The argument that you can't eat locally in the Midwest in the cold months is totally debunked by one particular farmer at the Bloomington Winter Farmers Market today, Teresa Birtles of Heartland Family Farms. She's selling various squashes: butternuts, buttercups, delicatas and acorns. Her cooler also holds frozen heirloom tomatoes and blackberries.

She explains that it took some forethought back in the fall to harvest these veggies with an eye on storing them over the winter and selling them in the early spring. "There's such a bulk of it, such a glut generally speaking," she says of her fall harvest of tomatoes and fruit.

When the food is fresh from the field in the fall, they sell some of the harvest at market, some of it goes to area chefs and some of it is used in their value-added jams, jellies and finishing sauce. The remaining tomatoes and berries get frozen.

For Birtles, this is about more than just preventing food from rotting in the field. It's a good business decision:

It's also a way for a farmer not to take a really low price when there's a glut of food in a particular season. While the price may drop when there's a plenty, in the winter when there isn't that local fresh available, we do have local frozen available.

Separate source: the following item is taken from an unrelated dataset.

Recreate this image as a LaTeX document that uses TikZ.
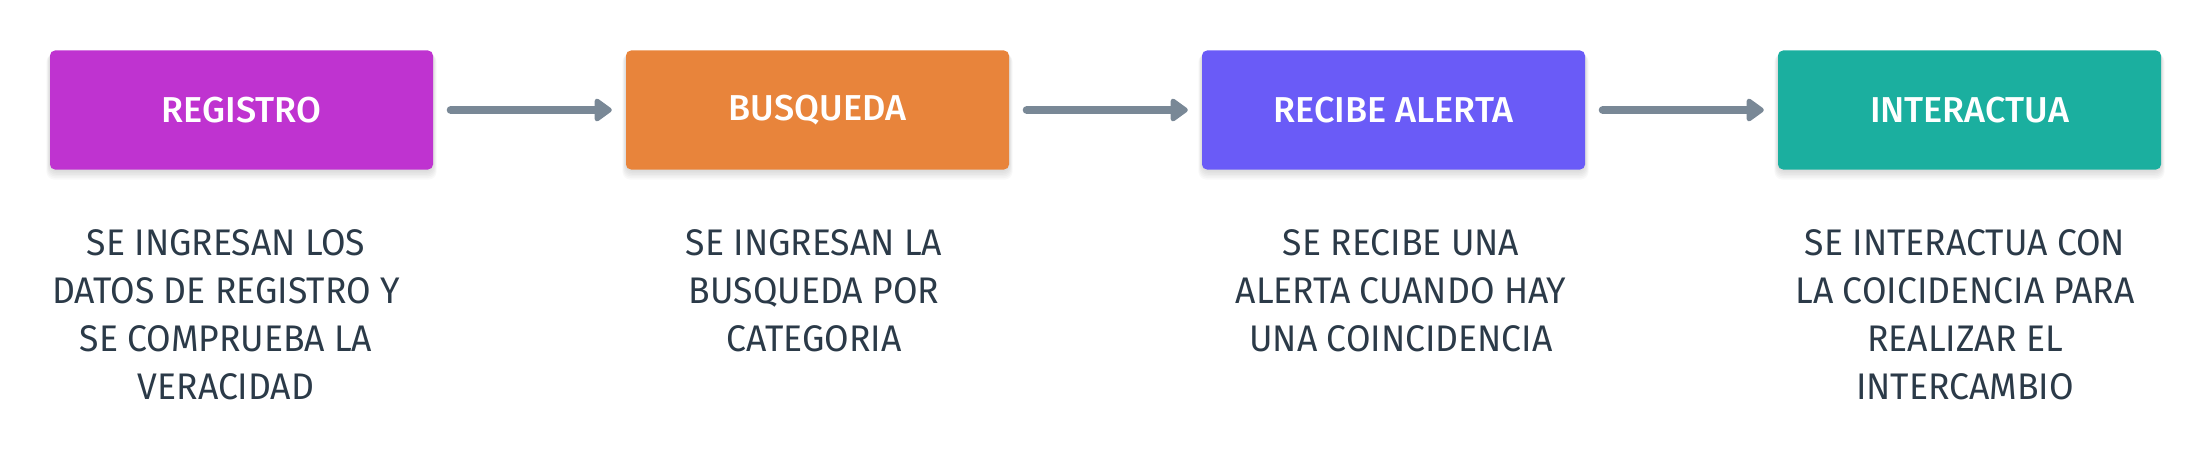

While you're not going to be enjoying these tomatoes sliced on sandwiches because the freezing process makes them mushy, they are great for soups and sauces.

Tri-Colord Popcorn

The item that really sets their table apart from others at the market is the heirloom popcorn. These red, white and blue popping corns were also harvested in the fall. The job of striping the kernels off the cob is a laborious one, but Birtles says it's something she used to do with her mother and grandmother when she was a girl. In fact, she still uses the same old hand-crank popcorn popper.

"They didn't just go to the store, they grew what they wanted," she says. In the winter they loved to sit and visit. There wasn't all that electronic media and all that other stuff, they just visited."

The Bloomington Winter Farmers Market is nearly finished for the season, one more Saturday in the month of March to go!